Speaking at Startup Istanbul 2014, she depicts that it is normal for a startup to want to move from local to global but the question is, are you ready? This is because there are risks such as losing focus on your own innovation, losing company culture due to different employees and loss of money and resources in the process.


Therefore, how do we minimize the risk? Businesses or startups need to counter prioritize. Find out who is using your product/service and from where because there are those countries where your services will be needed more than others. Setting country priorities, this includes internal and external data that captures language and maturity. This can be done using the internal data of the company. Look at external data such as size and density of population, internet and mobile penetration, adoption of e-commerce and competition. Compare these factors with the startup’s home country to kind of align the two in order to prioritize which markets to target.


Planning on how to enter the market is also a critical factor. Look at aspects such as taxation, legislation and other local requirements and customs. Make your offering completely locally relevant for the market by localization.

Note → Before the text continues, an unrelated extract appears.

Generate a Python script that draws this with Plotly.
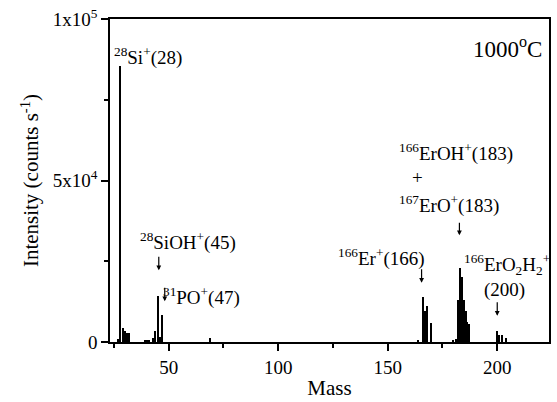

Prepare for your partners. A partner could be a governmental organization, an association, a non-competing similar company and so on. A partner could bring you new businesses and you as a startup could also bring a technology edge, help, for example, they could be interested in entering your homeland. Act fast and hard before turning it on. Make sure you have a public relations tour before you send a ‘SWAT’ team of smart people, because it takes time to build a new MD and workforce in the new region.

How can you enter the market? Think about tax laws, local markets, offices, and local banks. Secondly, localization is about making your business available in a market. This involves understanding about differences. So start talking to your audience and follow their needs and local needs.


Startups need to act fast and strong. The need to act fast comes up because word is already spreading to your competitors about your existence and plan to enter the market. Act strong by carrying out a lot of marketing campaigns and public relations simultaneously and test your product.


Keep testing and learning in order to constantly assess, track and refine your product/service because change is constant and do not focus on doing everything perfectly, be prepared for failures and getting your hands dirty. Learn from the process because globalization does not simply end at one specific market, it is a worldwide affair and you need to be able to adapt to the different markets.